The 2009 Law School Survey of Student Engagement was just published. The report, which has been issued annually for the last five years, is based on input from over 26,000 law students at 82 different law schools. Not surprisingly, the economy figures prominently in the survey. More students than ever are graduating with over $120,000 in debt--a staggering figure by any measure. Fewer students now expect to practice in a private law firm than in the past, with a growing percentage of students expressing interest in public-interest or government positions. I wonder how they will pay off those huge loans with the lower salaries that public-interest and government lawyers usually command?

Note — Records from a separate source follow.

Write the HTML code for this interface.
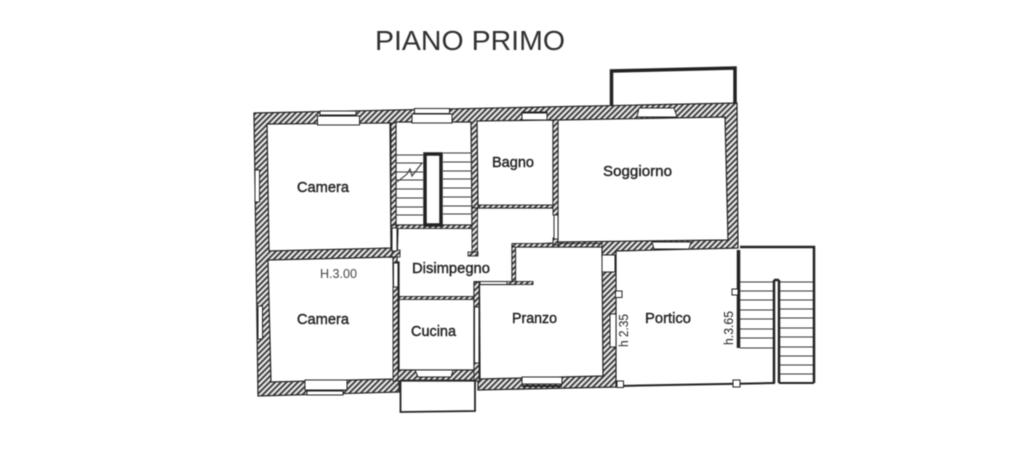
<!DOCTYPE html>
<html>
<head>
<meta charset="utf-8">
<style>
html,body{margin:0;padding:0;background:#fff;width:1014px;height:470px;overflow:hidden}
svg{display:block;filter:blur(0.4px)}
text{font-family:"Liberation Sans",sans-serif;fill:#222}
.l{font-size:14.5px;stroke:#222;stroke-width:.4px}
.t{stroke:#333;stroke-width:1;fill:none}
.k{stroke:#222;fill:none}
.w{fill:#fff;stroke:#222;stroke-width:1}
</style>
</head>
<body>
<svg width="1014" height="470" viewBox="0 0 1014 470" xmlns="http://www.w3.org/2000/svg">
<defs>
<pattern id="h" width="4" height="4" patternUnits="userSpaceOnUse" patternTransform="rotate(45)">
<rect width="4" height="4" fill="#ececec"/>
<rect width="1.800" height="4" fill="#333"/>
</pattern>
</defs>
<rect width="1014" height="470" fill="#fff"/>

<text x="375" y="50" font-size="27.500" textLength="190" lengthAdjust="spacingAndGlyphs" style="fill:#303030">PIANO PRIMO</text>

<!-- balcony top -->
<path d="M611.500 105V71L735 68V103" class="k" stroke-width="3.500"/>

<!-- wall mass -->
<path d="M254 113L737 103L738 248L616 251V387L478 390V381H399V392L258 396Z" fill="url(#h)" stroke="#222" stroke-width="1.200"/>

<!-- rooms -->
<g fill="#fff" stroke="#222" stroke-width="1.200">
<path d="M267 124L390 123L391 248L269 251Z"/>
<path d="M268 260L393 257L394 379L271 382Z"/>
<path d="M396 122H471L472 225H396Z"/>
<path d="M477 121L553 120V205L478 206Z"/>
<path d="M558 120L725 117L728 240L558 242Z"/>
<path d="M398 228H472V208H555V243L512 245V282H474V297H399V262H397Z"/>
<path d="M399 299H474V370H399Z"/>
<path d="M479.500 284.500H515.500V247H602L603 376L480 379Z"/>
</g>

<!-- interior thin walls drawn over rooms -->
<g fill="url(#h)" stroke="#222" stroke-width=".9">
<rect x="472" y="208" width="5.500" height="47"/>
<rect x="468" y="252" width="10" height="4"/>
<rect x="512" y="245" width="3.500" height="37"/>
<rect x="512" y="243.500" width="90" height="3.500"/>
<rect x="474" y="281.500" width="59" height="3"/>
<rect x="474" y="282" width="5" height="25"/>
<rect x="474" y="363" width="5" height="18"/>
<rect x="396" y="225" width="76" height="3.500"/>
<rect x="478" y="205" width="76" height="3"/>
<rect x="399" y="296.500" width="75" height="3"/>
<rect x="553" y="120" width="5" height="95"/>
<rect x="393" y="287" width="5" height="94"/>
<rect x="392" y="250" width="8" height="7"/>
<rect x="391" y="123" width="5" height="102"/>
<rect x="553" y="238" width="5" height="7"/>
</g>
<g class="w">
<rect x="392" y="228" width="5" height="23"/>
<rect x="393.500" y="263" width="4.500" height="24"/>
<rect x="474.500" y="307" width="4.500" height="56"/>
<rect x="554" y="215" width="4" height="24"/>
<rect x="480" y="281.500" width="27" height="3"/>
</g>

<!-- windows -->
<g class="w">
<rect x="317.500" y="116" width="42" height="9"/>
<rect x="320" y="111" width="36" height="4"/>
<rect x="412" y="114" width="40" height="9"/>
<rect x="414.500" y="108.500" width="35" height="5"/>
<rect x="522" y="112" width="25" height="8"/>
<path d="M637 117L639 108H674L677 117Z"/>
<path d="M652 242L654 249H689L691 242Z"/>
<rect x="255" y="170" width="4.500" height="32"/>
<rect x="258" y="306" width="4.500" height="33"/>
<rect x="305" y="380" width="42" height="10"/>
<rect x="307" y="391" width="36" height="4"/>
<path d="M415 370H453L451 377H418Z"/>
<rect x="522" y="377" width="40" height="7"/>
<rect x="602" y="255" width="13" height="17"/>
<rect x="610" y="314" width="6" height="33"/>
</g>
<path d="M522 386H562" class="k" stroke-width="2"/>
<path d="M522 112.500H547" class="k" stroke-width="2"/>

<!-- Cucina balcony -->
<path d="M400.500 381V412L475 411V381" class="k" stroke-width="1.800"/>
<path d="M400 380H475" class="t" stroke-width=".8"/>

<!-- interior stair -->
<g class="t">
<path d="M396 155H423M396 163H423M396 172H423M396 180H423M396 189H423M396 198H423M396 207H423M396 215H423"/>
<path d="M443 153H472M443 162H472M443 171H472M443 179H472M443 188H472M443 197H472M443 206H472M443 214H472"/>
<path d="M397 182L407 174L410 169L412 176L422 163" stroke-width="1.100"/>
</g>
<rect x="425" y="154" width="16" height="71" fill="#fff" stroke="#222" stroke-width="3.500"/>

<!-- portico and external stair -->
<path d="M738.500 250V348" class="k" stroke-width="3.500"/>
<path d="M740 247H814V383" class="k" stroke-width="2.500"/>
<path d="M775 383L616 386" class="k" stroke-width="2"/>
<path d="M774 280V383M779 280V383M774 280H779" class="k" stroke-width="2.500"/>
<path d="M779 383H814" class="k" stroke-width="2"/>
<g class="t">
<path d="M740 282H773M740 291H773M740 300H773M740 310H773M740 319H773M740 329H773M740 338H773M740 348H773"/>
<path d="M780 282H813M780 291H813M780 300H813M780 309H813M780 318H813M780 328H813M780 337H813M780 347H813M780 356H813M780 365H813M780 374H813"/>
</g>
<g fill="#fff" stroke="#222" stroke-width="1">
<rect x="732" y="289" width="6" height="6"/>
<rect x="733" y="380" width="7" height="7"/>
<rect x="615.500" y="291" width="6.500" height="6.500"/>
<rect x="617" y="381" width="6.500" height="6.500"/>
</g>

<!-- labels -->
<text x="297" y="192" class="l" textLength="52" lengthAdjust="spacingAndGlyphs">Camera</text>
<text x="297" y="324" class="l" textLength="52" lengthAdjust="spacingAndGlyphs">Camera</text>
<text x="320" y="278" font-size="13" textLength="37" lengthAdjust="spacingAndGlyphs" style="fill:#444">H.3.00</text>
<text x="412" y="273" class="l" textLength="78" lengthAdjust="spacingAndGlyphs">Disimpegno</text>
<text x="411" y="336" class="l" textLength="45" lengthAdjust="spacingAndGlyphs">Cucina</text>
<text x="492" y="167" class="l" textLength="42" lengthAdjust="spacingAndGlyphs">Bagno</text>
<text x="603" y="176" class="l" textLength="69" lengthAdjust="spacingAndGlyphs">Soggiorno</text>
<text x="512" y="323" class="l" textLength="45" lengthAdjust="spacingAndGlyphs">Pranzo</text>
<text x="645" y="323" class="l" textLength="46" lengthAdjust="spacingAndGlyphs">Portico</text>
<text transform="translate(628,347) rotate(-90)" font-size="13" textLength="33" lengthAdjust="spacingAndGlyphs">h 2.35</text>
<text transform="translate(733,345) rotate(-90)" font-size="13" textLength="34" lengthAdjust="spacingAndGlyphs">h.3.65</text>
</svg>
</body>
</html>
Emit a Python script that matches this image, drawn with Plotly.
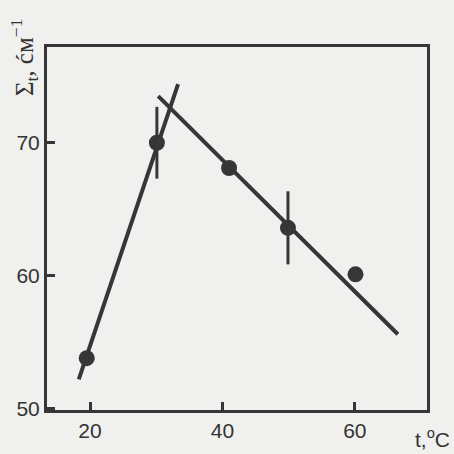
import plotly.graph_objects as go

# measured points
temp = [19.5, 30.1, 41.0, 49.9, 60.1]
sigma = [53.8, 70.0, 68.1, 63.6, 60.1]
err = [0, 2.7, 0, 2.75, 0]

# fitted lines (endpoints)
rise_t = [18.3, 33.3]
rise_s = [52.2, 74.4]
fall_t = [30.3, 66.5]
fall_s = [73.5, 55.6]

x_ticks = [20, 40, 60]
y_ticks = [50, 60, 70]

ink = "#363636"
bg = "#f0f0ee"

fig = go.Figure()
fig.add_trace(go.Scatter(x=rise_t, y=rise_s, mode="lines",
                         line=dict(color=ink, width=4), showlegend=False))
fig.add_trace(go.Scatter(x=fall_t, y=fall_s, mode="lines",
                         line=dict(color=ink, width=4), showlegend=False))
fig.add_trace(go.Scatter(x=temp, y=sigma, mode="markers",
                         marker=dict(color=ink, size=16),
                         error_y=dict(type="data", array=err, visible=True,
                                      color=ink, thickness=3, width=0),
                         showlegend=False))

fig.update_layout(
    width=454, height=454,
    margin=dict(l=47, r=27, t=47, b=44),
    paper_bgcolor=bg, plot_bgcolor=bg,
    font=dict(family="Liberation Sans, Arial, sans-serif", size=21, color="#333333"),
    xaxis=dict(range=[13.5, 70.9], tickvals=x_ticks, ticks="inside", ticklen=8,
               tickwidth=3, tickcolor=ink, showgrid=False, zeroline=False,
               showline=True, linewidth=3, linecolor=ink, mirror=True),
    yaxis=dict(range=[49.9, 77.2], tickvals=y_ticks, ticks="inside", ticklen=8,
               tickwidth=3, tickcolor=ink, showgrid=False, zeroline=False,
               showline=True, linewidth=3, linecolor=ink, mirror=True),
    annotations=[
        dict(text="Σ<sub>t</sub>, ćм<sup>−1</sup>", textangle=-90,
             xref="paper", yref="paper", x=-0.06, y=0.97, xanchor="center", yanchor="middle",
             showarrow=False, font=dict(size=25, family="Liberation Serif, serif")),
        dict(text="t,<sup>o</sup>C", xref="paper", yref="paper", x=1.015, y=-0.077,
             xanchor="center", yanchor="middle", showarrow=False, font=dict(size=21)),
    ],
)

fig.write_html("out.html",
               config={"displayModeBar": False},
               post_script="document.body.style.margin='0';"
                           "document.body.style.background='#f0f0ee';")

Other insights from the report (courtesy of The Chronicle of Higher Education, Jan. 6, 2010):
Students who are not involved in extracurricular activities study less than their peers and more frequently come to class unprepared.

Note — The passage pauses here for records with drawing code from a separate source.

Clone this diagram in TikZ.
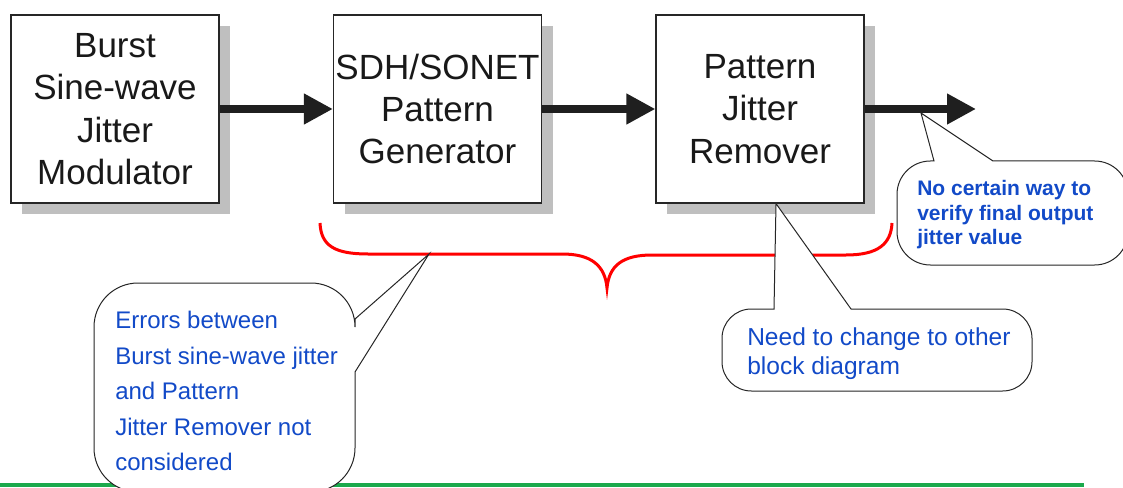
\documentclass[tikz,border=0pt]{standalone}
\usepackage{fontspec}
\setmainfont{Liberation Sans}
\usetikzlibrary{arrows.meta,shadows}
\definecolor{noteblue}{RGB}{18,74,200}
\definecolor{shadowgray}{RGB}{191,191,191}
\definecolor{rulegreen}{RGB}{27,169,76}

\begin{document}
\begin{tikzpicture}[x=0.75pt,y=-0.75pt,node distance=241.875pt]
	\tikzstyle{block}=[draw=black!85,line width=0.9pt,fill=white,minimum width=156pt,minimum height=141pt,inner sep=0pt,align=center,text=black!90,font=\fontsize{26.25pt}{31.7pt}\selectfont,general shadow={fill=shadowgray,shadow xshift=8.25pt,shadow yshift=-8.25pt}]
	\tikzstyle{flow}=[line width=6pt,draw=black!88,-{Triangle[length=21.75pt,width=21.75pt]}]
	\tikzstyle{callout}=[draw=black!85,line width=0.75pt,fill=white]
	\tikzstyle{note}=[text=noteblue,align=left,inner sep=0pt,anchor=north west]

	\useasboundingbox (0,0) rectangle (1123,488);
	\clip (0,0) rectangle (1123,488);

	% green rule at the bottom
	\draw[rulegreen,line width=3pt] (0,485) -- (1084,485);

	% the three blocks
	\node[block] (mod) at (115,109) {Burst\\Sine-wave\\Jitter\\Modulator};
	\node[block] (gen) [right of=mod] {SDH/SONET\\Pattern\\Generator};
	\node[block] (rem) [right of=gen] {Pattern\\Jitter\\Remover};
	\coordinate (out) at (976,109);

	\draw[flow] (mod) -- (gen);
	\draw[flow] (gen) -- (rem);
	\draw[flow] (rem) -- (out);

	% red brace under generator and remover
	\draw[red,line width=2.25pt] (320,223) .. controls (321,246) and (335,254) .. (368,254) -- (562,254)
		.. controls (592,254) and (605,266) .. (607,288) .. controls (609,266) and (622,255) .. (652,255)
		-- (846,255) .. controls (878,255) and (891,244) .. (892,223);
	\coordinate (bracetip) at (429,254);
	\coordinate (remtip) at ([xshift=12pt]rem.south);
	\coordinate (outtip) at (921,113);

	% callouts
	\draw[callout] (355,319) -- (bracetip) -- (355,372) [rounded corners=33] -- (355,492) -- (94,492) -- (94,283) -- (355,283) [sharp corners] -- cycle;
	\node[note,font=\fontsize{18pt}{26.6pt}\selectfont] (errnote) at (115,311) {Errors between\\Burst sine-wave jitter\\and Pattern\\Jitter Remover not\\considered};

	\draw[callout] (774,309) -- (remtip) -- (851,309) [rounded corners=22] -- (1032,309) -- (1032,391) -- (722,391) -- (722,309) [sharp corners] -- cycle;
	\node[note,font=\fontsize{18.4pt}{21.75pt}\selectfont] (chgnote) at (747,327) {Need to change to other\\block diagram};

	\draw[callout] (934,161) -- (outtip) -- (993,161) [rounded corners=25] -- (1128,161) -- (1128,265) -- (897,265) -- (897,161) [sharp corners] -- cycle;
	\node[note,font=\bfseries\fontsize{15.75pt}{18.4pt}\selectfont] (outnote) at (917,180) {No certain way to\\verify final output\\jitter value};
\end{tikzpicture}
\end{document}
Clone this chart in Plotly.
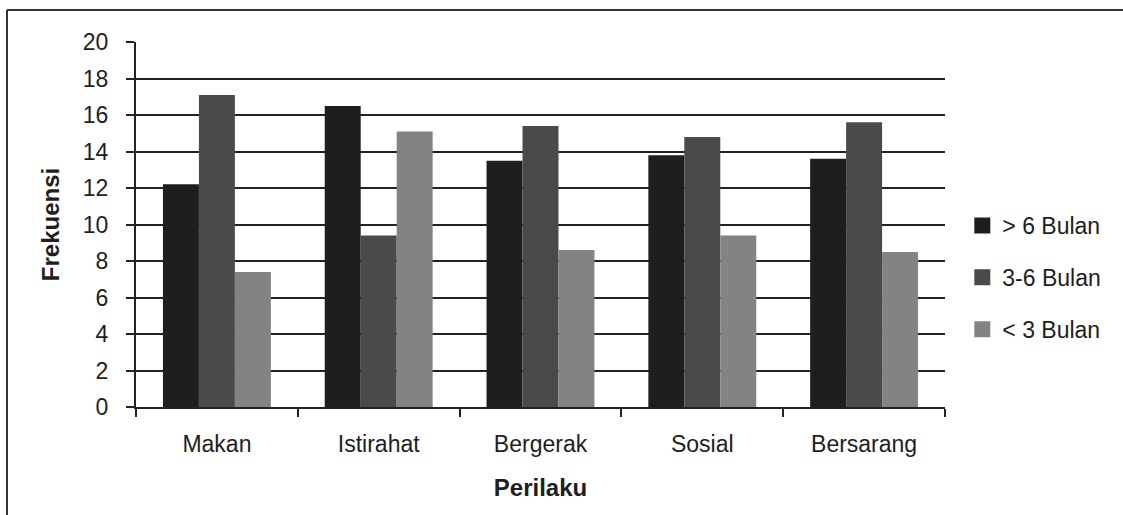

More than one-third of all law students say that their legal education places little emphasis on acting with integrity in personal and professional settings.
Only about half of all law students frequently receive feedback from their professors that is helpful to their academic development.

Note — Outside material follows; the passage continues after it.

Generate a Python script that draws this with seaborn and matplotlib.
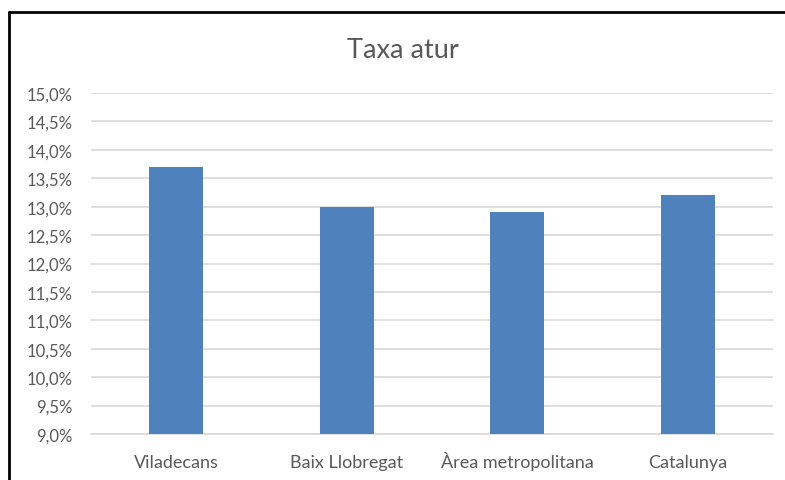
import matplotlib
matplotlib.use("Agg")
import matplotlib.pyplot as plt
from matplotlib.lines import Line2D
from matplotlib.ticker import FuncFormatter, MultipleLocator
import seaborn as sns
import pandas as pd

categories = ["Viladecans", "Baix Llobregat", "Àrea metropolitana", "Catalunya"]
values = [13.7, 13.0, 12.9, 13.2]
title = "Taxa atur"

sns.set_theme(style="white")
plt.rcParams["font.family"] = ["Lato", "DejaVu Sans"]

df = pd.DataFrame({"cat": categories, "val": values})

fig = plt.figure(figsize=(7.85, 4.81), dpi=100)
ax = fig.add_axes([91/785, 1-435/481, (773-91)/785, (435-94)/481])

sns.barplot(data=df, x="cat", y="val", order=categories, color="#4F81BD",
            saturation=1, width=0.317, ax=ax, zorder=3, linewidth=0)

ax.set_ylim(9, 15)
ax.set_xlim(-0.5, 3.5)
ax.yaxis.set_major_locator(MultipleLocator(0.5))
ax.yaxis.set_major_formatter(FuncFormatter(lambda v, p: f"{v:.1f}%".replace(".", ",")))
ax.grid(axis="y", color="#D9D9D9", linewidth=1.2, zorder=0)
ax.set_axisbelow(True)
for s in ["top", "right", "left"]:
    ax.spines[s].set_visible(False)
ax.spines["bottom"].set_color("#D9D9D9")
ax.spines["bottom"].set_linewidth(1.2)
ax.tick_params(axis="y", length=0, pad=13.5, labelsize=12, labelcolor="#595959")
ax.tick_params(axis="x", length=0, pad=24, labelsize=13, labelcolor="#595959")
for lab in ax.get_xticklabels():
    lab.set_va("baseline")
ax.set_xlabel("")
ax.set_ylabel("")

fig.text(403/785, 1-50/481, title, ha="center", va="center", fontsize=19.5, color="#595959")

ytop = 1 - 12.5/481
xl = 9/785
fig.add_artist(Line2D([xl, 1], [ytop, ytop], transform=fig.transFigure, color="black", linewidth=2))
fig.add_artist(Line2D([xl, xl], [0, ytop], transform=fig.transFigure, color="black", linewidth=2))

fig.savefig("out.png", dpi=100, facecolor="white")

Ten percent of law students say they never receive feedback from professors that stimulates their interest in the study or practice of law.
Male students are more likely than female students to receive oral feedback from professors, both during class and outside of class.
Frankly, the findings on the lack of meaningful feedback from professors surprised and discouraged me, as did the observation about the lack of emphasis on personal and professional integrity, because I assumed most schools were paying a lot of attention to professional responsibility. I don't know what to say about the lack of feedback. How can students learn without it?